Bölücü “Türk” kelimesi geçmemeli
2) “Türk” kelimesi yeni anayasada tek bir kere bile geçmemelidir. Çünkü
bölücüdür. Vatandaşın adı, bu topraktaki bütün soyları ve dinleri
kapsayan teritoryal terim “Türkiyeli”dir. Türkiye’yi bundan başka kurtaracak vatandaş tanımı yoktur.
Yalnız, şunu da söyleyeyim: Kimi Kürt dostların “Anayasada Kürtlerin
statüsü olmalıdır, resmî dile Kürtçe de eklenmelidir, çünkü Kürtler
kurucu unsurdur” demelerine bendeniz yokum. Her türlü ademi
merkeziyetçiliğe varım, buna yokum. Çünkü bu, farkındaysanız, biz
Türklerin şiddet kullanarak bulaştırdığımız bir hastalık: Kürt
Kemalizmi. Bir soyun ismi olmak yüzünden Türk’ün anayasada tek bir kere
bile geçmesine karşı çıkarken, bir soyun ismi olan Kürt’ün geçmesine mi
destek vereceğim? Türk’ün o başımızın üstündeki ayrıcalıklı tahttan
indirilip aramıza katılmasını savunurken, Kürt’ün mü o yukarıdaki tahta
çıkarılıp “eşbaşkan” yapılmasını isteyeceğim? O zaman bu memleketteki
diğer Türkiyeliler ne olacak?
Tabii, müsaadenizle şunu da ekleyeyim: Eğer yeni anayasada “Türk”

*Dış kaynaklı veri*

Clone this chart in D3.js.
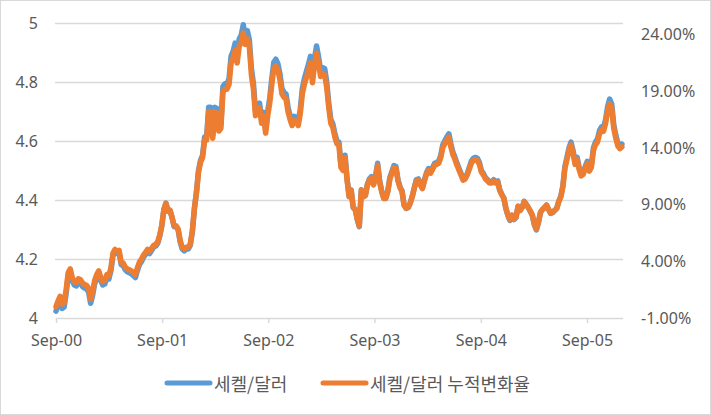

kelimesi tek bir kere bile geçecekse, “Kürt” kelimesi de rahatça
geçebilir.
Ama isterseniz, ikisi de geçmesin. Çünkü 88 yıllık boğuşma kâfidir. Ne
Mutlu Türkiyeliyim Diyene! Yeni anayasanın tek sloganı budur.
Not: Tutuklanmadık BDP’li bırakılmadı. Bu nasıl demokrasi? Bu nasıl iş? Bu nasıl gidiş? Bu ne biçim ülke yönetmek?